What does $SU(2)\times U(1)$ really mean? I know that $SU(2)\times U(1)$ is the product of each element of $SU(2)$ by an element of $U(1)$. But looking at the Lagrangian, such a product exists only in covariant derivatives of Higgs or fermion fields. It turns out that the gauge fields $SU(2)$ and $U(1)$ exist on their own without interacting directly? Or am I misunderstanding something?
 A: The statement "The symmetry group is $G\times H$" really just means that both $G$ and $H$ are symmetry groups of the theory and these two symmetries do not have anything to do with each other, i.e. they commute. This is because the natural inclusions $G\mapsto G\times \{1\}$ and $H\mapsto \{1\}\times H$ into $G\times H$ commute. Applying some element $(g,h)\in G\times H$ just means "apply $g$, then $h$, or $h$, then $g$, it doesn't matter".
Each object transforms separately under $G$ and $H$ in representations $V_G$ and $V_H$. This is equivalent to saying it transforms in the tensor representation $V_G\otimes V_H$ of $G\times H$.
So instead of enumerating all the independent symmetry groups, one just says that their direct product is "the" symmetry group. It's just language.
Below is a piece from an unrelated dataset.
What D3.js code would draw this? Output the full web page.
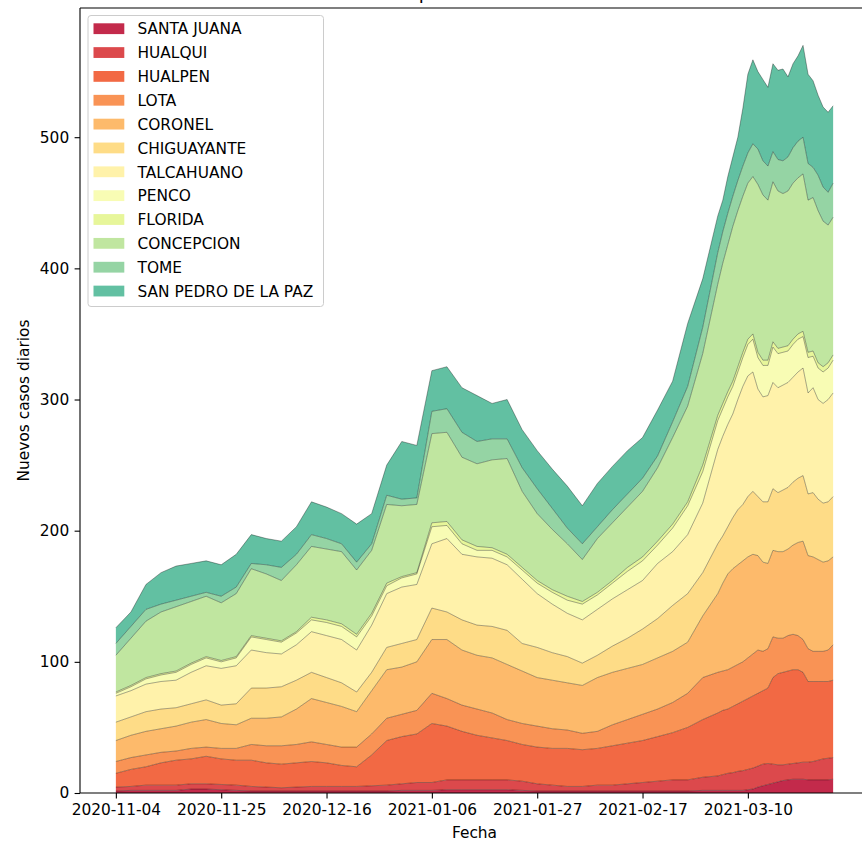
<!DOCTYPE html>
<html><head><meta charset="utf-8">
<script src="https://cdn.jsdelivr.net/npm/d3@7"></script>
<style>
body{margin:0;background:#fff}
svg{display:block}
text{font-family:"DejaVu Sans",sans-serif;fill:#000}
</style>
</head><body>
<svg id="chart" width="862" height="842"></svg>
<script>
const chartTitle = "Top 12 comunas";
const comunas = ["SANTA JUANA","HUALQUI","HUALPEN","LOTA","CORONEL","CHIGUAYANTE","TALCAHUANO","PENCO","FLORIDA","CONCEPCION","TOME","SAN PEDRO DE LA PAZ"];
const colors = ["#c32a4b","#dc494c","#f26944","#f99355","#fdba6b","#fedc87","#fff2aa","#f8fcb4","#e7f69a","#c0e6a0","#95d4a4","#62c0a2"];
const dates = ["2020-11-04","2020-11-07","2020-11-10","2020-11-13","2020-11-16","2020-11-19","2020-11-22","2020-11-25","2020-11-28","2020-12-01",
"2020-12-04","2020-12-07","2020-12-10","2020-12-13","2020-12-16","2020-12-19","2020-12-22","2020-12-25","2020-12-28","2020-12-31",
"2021-01-03","2021-01-06","2021-01-09","2021-01-12","2021-01-15","2021-01-18","2021-01-21","2021-01-24","2021-01-27","2021-01-30",
"2021-02-02","2021-02-05","2021-02-08","2021-02-11","2021-02-14","2021-02-17","2021-02-20","2021-02-23","2021-02-26","2021-03-01",
"2021-03-04","2021-03-05","2021-03-06","2021-03-07","2021-03-08","2021-03-09","2021-03-10","2021-03-11","2021-03-12","2021-03-13",
"2021-03-14","2021-03-15","2021-03-16","2021-03-17","2021-03-18","2021-03-19","2021-03-20","2021-03-21","2021-03-22","2021-03-23",
"2021-03-24","2021-03-25","2021-03-26","2021-03-27"];
const santaJuana  = [1.5,2,2,2,2,3,3,2.5,2,1.5,1.5,1.5,1.5,1.5,1.5,1.5,1.5,1.5,1.5,2,2,2,2.5,2.5,2.5,2.5,2.5,2,1.5,1.5,1.5,1.5,1.5,1.5,1.5,1.5,1.5,1.5,1.5,2,
  2,2,2,2,2,2,2.5,3,4.5,5.5,6.5,7.5,8.5,9.5,10,10.5,10.5,10.5,10,10,10,10,10,10.5];
const hualqui     = [3,3,4,4,4,4,4,4,4,3.5,3,2.5,3,3.5,3.5,3.5,3.5,4,4.5,5,6,6,7.5,7.5,7.5,7.5,7.5,7,5.5,4.5,3.5,3.5,4.5,4.5,5.5,6.5,7.5,8.5,8.5,10,
  11,12,13,13.5,14.5,15,15.5,16,16,16.5,16,14.5,13,12,12,12,12.5,13,13.5,14,15,16,16.5,16.5];
const hualpen     = [10.5,13,14,17,19,19,21,19.5,19,20,18.5,18,18.5,19,18,16,15,23.5,34,36,37,45,41,37,34,32,30,28,28,28,29,28,28,30,31,32,34,36,40,44,
  48,49,49,50.5,51.5,53,54,55,55.5,56,57.5,66,69.5,70.5,71,71.5,71,68.5,61.5,61,60,59,58.5,59];
const lota        = [9,9,9,8,7,8,7,8,9,12,13,14,14,15,14,14,15,16,17,17,18,23,21,20,20,19,16,16,16,15,14,12.5,13,16,18,20,21,23,26,32,
  31,30,30,30,30,30,31,32,33,30,30,31,27,26,27,27,26,25,25,23,23,23,24,27];
const coronel     = [16,17,18,18,19,20,21,19,18,20,21,22,27,33,32,31,27,33,37,36,37,41,45,42,41,42,42,40,37,37,36,36.5,41,40,39,38,39,39,39,47,
  60,67,73,75,76,77,77,76,72,68,65,66,66,66,66,68,71,75,71,72,70,68,68,67];
const chiguayante = [14,14,15,15,14,14,15,14,16,23,23,23,22,20,19,18,15,14,17,18,17,24,21,23,23,24,26,21,23,21,20,17,17,20,23,27,30,35,37,33,
  38,36,36,39,42,43,46,48,45,46,47,47,45,47,47,48,49,50,47,49,46,45,45,46];
const talcahuano  = [20,20,21,21,21,24,26,28,29,29,27,25,27,31,32,33,32,36,41,43,42,49,56,50,52,52,50,49,41,37,33,33,35,36,37,37,42,41,45,53,
  72,76,78,79,84,90,92,91,82,80,81,81,80,80,80,80,81,82,77,80,76,76,78,79];
const penco       = [2,3,4,5,6,6,6,5,6,10,10,9,9,9,10,10,10,7,6,7,8,13,10,8,5,6,6,7,8,9,10,12,11,12,14,15,14,18,22,24,
  22,21,21,21,21,22,24,25,24,24,23,27,26,25,24,25,25,24,27,24,24,24,24,25];
const florida     = [1,1,1,1,1,1,1,1,1,1,1,1,1,2,2,2,2,2,2,1,1,3,3,3,3,2,2,2,2,2,3,2,2,2,3,3,3,3,3,5,
  4,4,4,4,4,4,4,4,4,4,4,4,4,4,4,4,4,4,4,4,4,4,4,4];
const concepcion  = [28,36,43,47,49,47,46,44,48,51,49,46,51,54,54,55,49,48,60,54,52,68,68,63,63,67,73,58,51,46,40,32,41,44,46,50,56,66,73,85,
  100,107,112,118,119,119,119,120,128,126,122,122,120,117,118,119,119,120,116,117,116,111,105,105];
const tome        = [9,9,9,6,5,4,3,5,5,4,7,10,8,9,8,6,6,5,7,5,5,17,18,19,17,16,15,18,19,16,12,12,9,10,10,10,9,12,15,20,
  24,24,24,23,23,23,23,25,27,26,26,23,24,25,26,27,28,28,28,23,27,26,25,26];
const sanPedro    = [12,11,19,24,26,25,24,24,25,22,20,20,21,25,24,23,29,23,23,44,40,31,32,34,35,27,30,29,29,30,32,29,33,33,33,31,35,31,48,37,
  28,24,28,30,33,44,60,64,59,62,60,67,68,70,61,64,65,70,68,66,61,61,61,59];
const xTickLabels = ["2020-11-04","2020-11-25","2020-12-16","2021-01-06","2021-01-27","2021-02-17","2021-03-10"];
const yTicks = [0,100,200,300,400,500];

const seriesList = [santaJuana,hualqui,hualpen,lota,coronel,chiguayante,talcahuano,penco,florida,concepcion,tome,sanPedro];
const parse = d3.utcParse("%Y-%m-%d");
const rows = dates.map((d,i)=>{const r={date:parse(d)}; comunas.forEach((k,j)=>{r[k]=seriesList[j][i];}); return r;});
const stacked = d3.stack().keys(comunas)(rows);
const totalMax = d3.max(stacked[stacked.length-1], d=>d[1]);

const M = {left:80,right:869,top:8,bottom:793};
const FS = 15.4;
const t0 = rows[0].date, t1 = rows[rows.length-1].date;
const pad = (t1 - t0)*0.05;
const x = d3.scaleUtc().domain([new Date(+t0 - pad), new Date(+t1 + pad)]).range([M.left, M.right]);
const y = d3.scaleLinear().domain([0, totalMax*1.05]).range([M.bottom, M.top]);

const svg = d3.select("#chart");
svg.append("rect").attr("width",862).attr("height",842).attr("fill","#fff");

const plot = svg.append("g");
const area = d3.area().x(d=>x(d.data.date)).y0(d=>y(d[0])).y1(d=>y(d[1]));
const line = d3.line().x(d=>x(d.data.date)).y(d=>y(d[1]));
plot.selectAll("path.layer").data(stacked).join("path")
  .attr("class","layer").attr("d",area).attr("fill",(d,i)=>colors[i]);
plot.selectAll("path.edge").data(stacked).join("path")
  .attr("class","edge").attr("d",line).attr("fill","none")
  .attr("stroke","#000").attr("stroke-opacity",0.42).attr("stroke-width",0.8).attr("stroke-linejoin","round");

// axes
const tk = 5.4;
const xAxis = d3.axisBottom(x).tickValues(xTickLabels.map(parse)).tickFormat(d3.utcFormat("%Y-%m-%d")).tickSize(tk).tickPadding(5.4);
const gx = svg.append("g").attr("transform",`translate(0,${M.bottom})`).call(xAxis);
gx.select(".domain").remove();
gx.selectAll("line").attr("stroke","#000").attr("stroke-width",1.1);
gx.selectAll("text").attr("font-size",FS).attr("font-family","DejaVu Sans").attr("fill","#000");

const yAxis = d3.axisLeft(y).tickValues(yTicks).tickFormat(d3.format("d")).tickSize(tk).tickPadding(5.4);
const gy = svg.append("g").attr("transform",`translate(${M.left},0)`).call(yAxis);
gy.select(".domain").remove();
gy.selectAll("line").attr("stroke","#000").attr("stroke-width",1.1);
gy.selectAll("text").attr("font-size",FS).attr("font-family","DejaVu Sans").attr("fill","#000");

// spines
const sp = svg.append("g").attr("stroke","#000").attr("stroke-width",1.1).attr("fill","none");
sp.append("line").attr("x1",M.left).attr("x2",M.right).attr("y1",M.bottom).attr("y2",M.bottom);
sp.append("line").attr("x1",M.left).attr("x2",M.left).attr("y1",M.top).attr("y2",M.bottom);
sp.append("line").attr("x1",M.left).attr("x2",M.right).attr("y1",M.top).attr("y2",M.top);
sp.append("line").attr("x1",M.right).attr("x2",M.right).attr("y1",M.top).attr("y2",M.bottom);

// labels
svg.append("text").attr("x",(M.left+M.right)/2).attr("y",838).attr("text-anchor","middle").attr("font-size",FS).text("Fecha");
svg.append("text").attr("transform",`translate(29,${(M.top+M.bottom)/2}) rotate(-90)`).attr("text-anchor","middle").attr("font-size",FS).text("Nuevos casos diarios");
svg.append("text").attr("x",(M.left+M.right)/2).attr("y",-1.25).attr("text-anchor","middle").attr("font-size",18.5).text(chartTitle);

// legend
const lg = svg.append("g");
lg.append("rect").attr("x",88).attr("y",15.5).attr("width",235.5).attr("height",291).attr("rx",3)
  .attr("fill","#fff").attr("fill-opacity",0.8).attr("stroke","#ccc").attr("stroke-width",1);
const rowH = 23.85, row0 = 28.7;
const items = lg.selectAll("g.item").data(comunas).join("g").attr("class","item")
  .attr("transform",(d,i)=>`translate(0,${row0 + i*rowH})`);
items.append("rect").attr("x",93.5).attr("y",-5.4).attr("width",30.8).attr("height",10.8).attr("fill",(d,i)=>colors[i]);
items.append("text").attr("x",137.5).attr("y",5.7).attr("font-size",FS).text(d=>d);
</script>
</body></html>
However, pay attention to a subtlety in the case of the electroweak interaction: While there are independent $\mathrm{SU}(2)$ and $\mathrm{U}(1)$ in the unbroken electroweak phase, the $\mathrm{U}(1)$ there is not the $\mathrm{U}(1)$ of electric charge, but the $\mathrm{U}(1)$ of weak hypercharge. The electromagnetic $\mathrm{U}(1)$ sits in the electroweak $\mathrm{SU}(2)\times\mathrm{U}(1)$ via $\phi\mapsto (\phi T_3, \frac{\phi}{2})$ (the 2 might be absent in some scaling conventions), where $T_3$ is the third generator of the isospin $\mathrm{SU}(2)$.